Friday, September 01, 2006

TO REPEAT...

Those paying attention knew this but it's nice to have the MSM print it:

In Afghanistan, the Taliban and al Qaida resurge
By WARREN P. STROBEL and JONATHAN S. LANDAY
McClatchy Newspapers

Today, the United States and its allies are struggling to halt advances by a resurgent Taliban and al Qaida fighters in large swaths of this still desperately poor and unstable country.
"Things are going very badly," admitted an official with the allied military forces, who asked not to be identified because the issue is so sensitive. "We've arrived at a situation where things are significantly worse than we anticipated."


Indeed, a growing number of analysts, many of them former top government counterterrorism officials, argue that the very notion of a "war" on terrorism is the wrong strategy.

In relying overwhelmingly on bombs and bullets, they say, the United States has alienated much of the Muslim world, driving away even moderates who might be open to Western ideas.
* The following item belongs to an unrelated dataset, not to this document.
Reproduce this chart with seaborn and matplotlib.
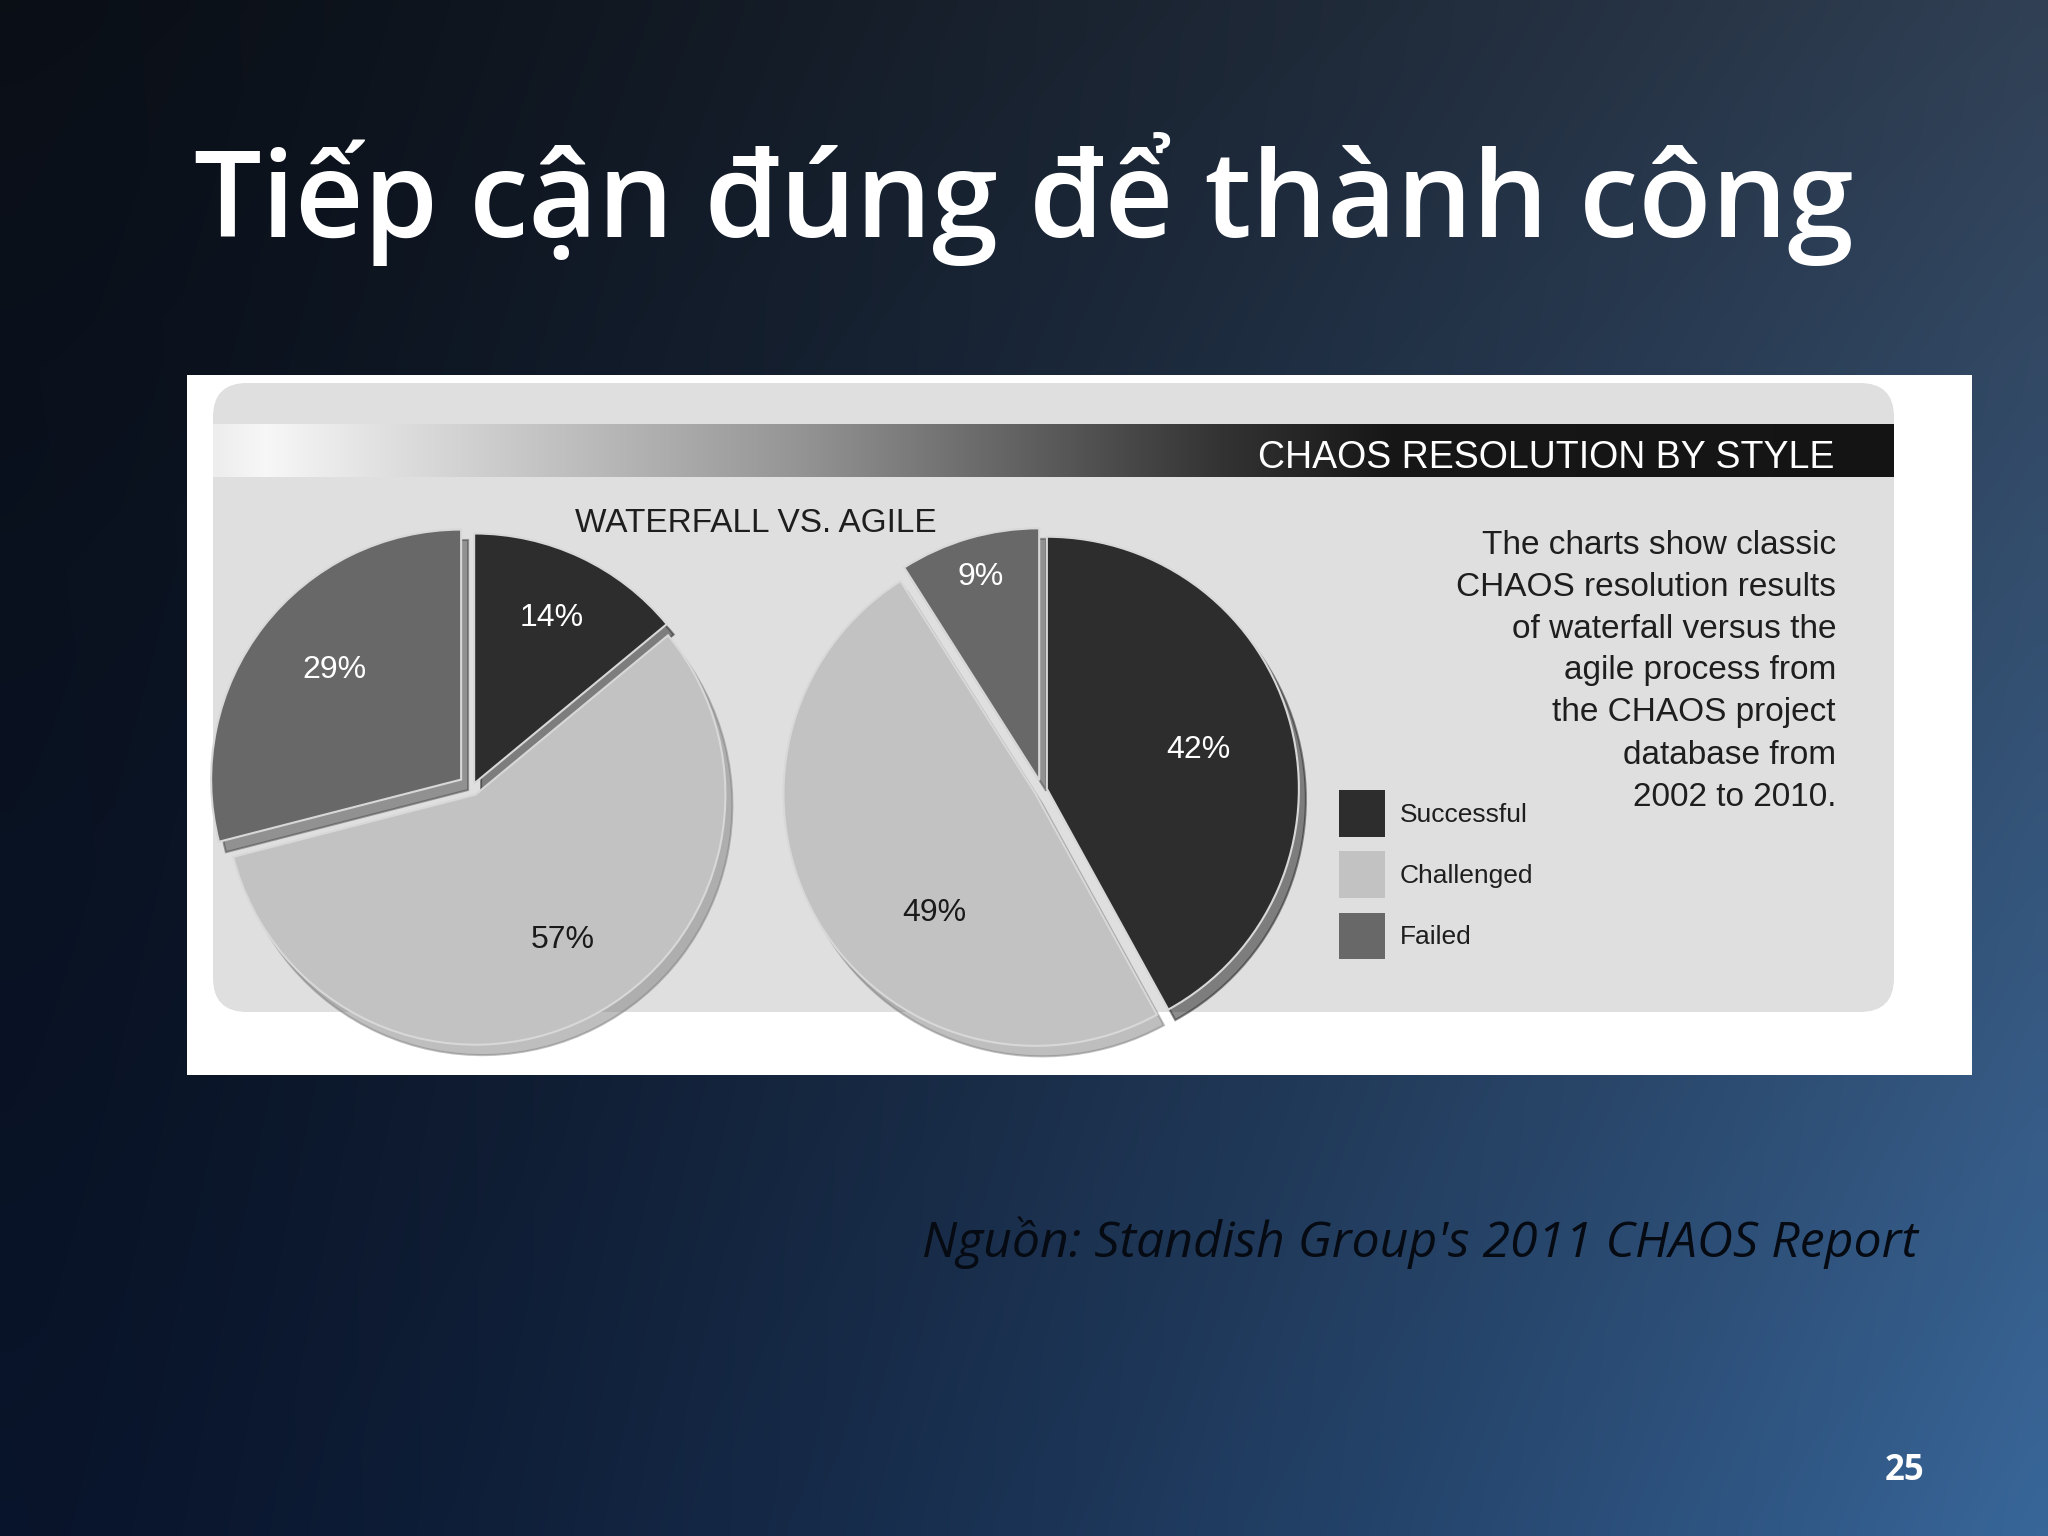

The West has largely failed to offer a positive vision or deal with the root causes of Islamic extremism.

The "tactical firefighting" of disrupting terrorist cells and stopping attacks "works pretty well," said Magnus Ranstorp, a terrorism expert at the Swedish National Defence College. "But it's not resolving the strategic problem. The ranks keep on coming."

The U.S. intelligence community reported more than a year ago that al Qaida's leaders, weaned on the conflict against the Soviet Union in Afghanistan, would be replaced by a new generation of terrorists trained on the battlefields of Iraq.

"The terrorists have found in Iraq a better sanctuary, training ground and laboratory than they ever had in Afghanistan. They have also been given what they desire most: American targets in close proximity," former White House counterterrorism officials Daniel Benjamin and Steven Simon wrote in their 2005 book, "The Next Attack."